How Gases Get Their Color: The Basics of Emission
A gas produces visible light and color through fundamental atomic processes. When energy, such as an electrical current, excites electrons within gas atoms, they jump to higher energy levels. These excited electrons quickly return to their original, lower energy levels, releasing absorbed energy as photons.
The color of the emitted light depends on the specific energy released, which corresponds to a particular wavelength on the electromagnetic spectrum. Each element possesses a unique set of electron energy levels, meaning that each type of gas emits a distinctive pattern of wavelengths, known as its atomic emission spectrum. This unique spectral “fingerprint” determines the characteristic color we observe from an energized gas.
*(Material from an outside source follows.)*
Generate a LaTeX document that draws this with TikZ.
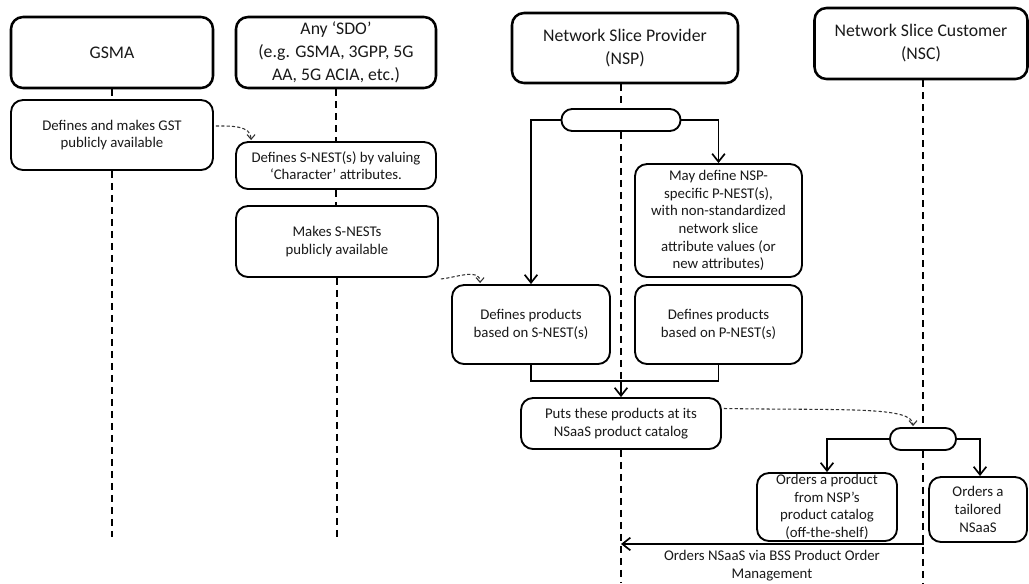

The Primary Pink Gas: Neon and Its Relatives
When considering “pink gas,” neon often comes to mind, although pure neon gas typically glows a distinct reddish-orange when electrified. This characteristic reddish-orange hue is due to numerous emission lines in that range of the spectrum. However, neon can appear pink under certain conditions, especially when mixed with other noble gases or viewed through specific filters. For instance, a mixture of neon (95%) and xenon (5%) can produce pink and blue light in plasma lamps.
The exact color emitted by a gas in discharge tubes is influenced by the gas mixture and pressure. Argon gas, for example, emits a lavender or light purple hue on its own, but when combined with mercury, it can create vibrant blue, green, yellow, or white colors. Even pure neon can produce a paler red or pink if the tube contains higher levels of the gas. Beyond neon, hydrogen gas also presents a pinkish-purple glow in discharge tubes under specific conditions. While hydrogen-alpha emission is a deep red, the overall appearance of hydrogen gas in a discharge tube can be blue-violet or even pink-orange.
Other Instances of Pink Gas Phenomena
Pink hues in gases extend beyond specialized lamps to natural atmospheric phenomena. The Aurora Borealis, or Northern Lights, can display pinks and reds, especially when excited nitrogen and oxygen atoms in the atmosphere emit light at lower altitudes. Nitrogen molecules at around 100 km can produce pink and dark red fringes in the lower edge of an aurora. The combination of different amounts of gases, particularly nitrogen and oxygen, contributes to the purple and pink lights seen in these displays.
Specialized gas discharge tubes and plasma lamps also showcase various gases producing pinkish glows. In these devices, various gases, including nitrogen, hydrogen, and even water vapor, can generate pink or reddish-purple light. For example, hydrogen plasma is described as pink or reddish, and air plasma can appear intensely pink or purple.
Beyond True Gas Color: Misconceptions and Context
Not every instance of a pink appearance involves a gas intrinsically emitting pink light. For example, pink smoke is typically caused by colored particulate matter suspended in the air, not by the gas itself having a pink color. Such smoke can arise from the burning of substances like iodine, which produces a pink plume.
Another common misconception relates to the use of colored filters. A colorless gas might appear pink if viewed through a pink or red filter. These filters work by absorbing certain wavelengths of light while allowing others, such as red or pink, to pass through, thus coloring the light that reaches the eye.